También debemos elevar el nivel de la discusión sobre “capturar más valor”. No se trata de contraponer grano a tostión, ni campo a industria. Se trata de encadenar. Cuando la productividad por hectárea es sólida y la base agronómica está bien nutrida, el territorio puede construir capacidades industriales regionales: perfilación, arte del tueste y empaques especiales, denominación de origen regional, y una verdadera economía circular que aproveche pulpa, mucílago y cascarilla para biofertilizantes, energía y nuevos productos. Eso es transformar sin desnaturalizar; sumar eslabones. Pero nada de eso es viable si el productor sigue resolviendo en la trocha problemas que el Estado debe resolver en las oficinas: seguridad para que los delincuentes no se apropien del producido; vías terciarias que conecten a tiempo y a costo razonable; internet rural que integre servicios, trazabilidad y comercio; y agua potable en la vivienda rural para dignificar la vida y hacer posible la integración generacional. Sin esa responsabilidad pública, cualquier promesa de “valor agregado” se queda en una maqueta.

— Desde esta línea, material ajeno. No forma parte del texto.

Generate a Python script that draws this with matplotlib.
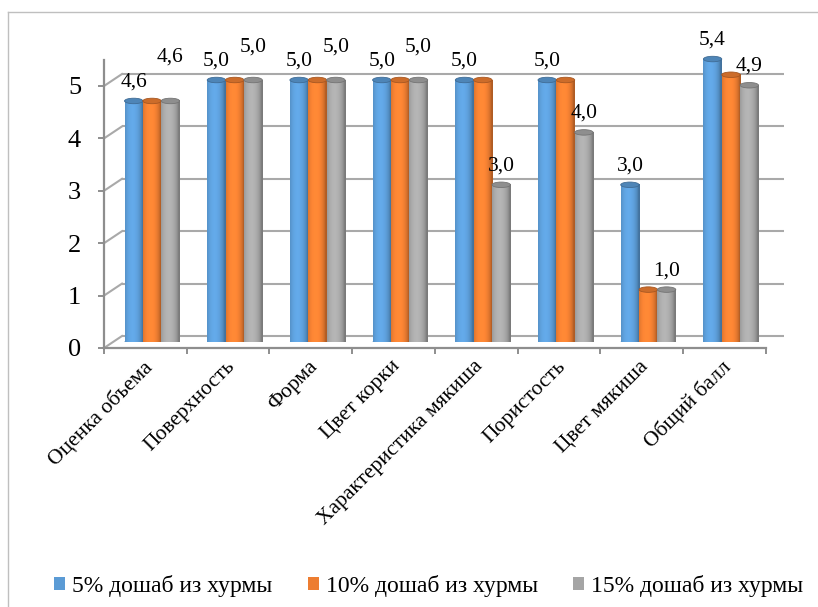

El verdadero problema de Colombia no es exportar café en grano; el verdadero problema es exportar jóvenes, talento y esperanza. Cuando quienes deberían ofrecer soluciones prefieren ofrecer culpables, los mejores se van. Retenerlos exige menos megáfono y más gestión. Menos consigna y más ejecución. Los algoritmos aplauden frases confusas; los mercados y los ciudadanos premian soluciones verificables. Nuestro sector ha elegido hace tiempo el camino de las soluciones: extensión técnica profesional, indicadores que miden lo que importa, gobernanza que separa el dato del relato y estrategias que resisten el corto plazo. Este cierre de año cafetero confirma que la institucionalidad cafetera está haciendo las cosas bien. No es triunfalismo; es evidencia. Toca ahora consolidar: reforzar la fertilización como política de ingreso, profundizar la investigación y la transferencia tecnológica, modernizar la logística, transformar en origen, escalar plataformas que conectan productor y mercado, y defender con firmeza la marca colectiva que nos ha dado reputación en los cinco continentes. Ese es el camino para que el café siga siendo sustento, movilidad social y orgullo nacional.
Como gerente de la Federación Nacional de Cafeteros, asumí esa ruta con una convicción sencilla, honrar el punto de partida de un país que aprendió a convertir un cultivo en símbolo y un símbolo en desarrollo. Colombia hace las cosas bien y el mundo lo reconoce en una sola marca: Café de Colombia.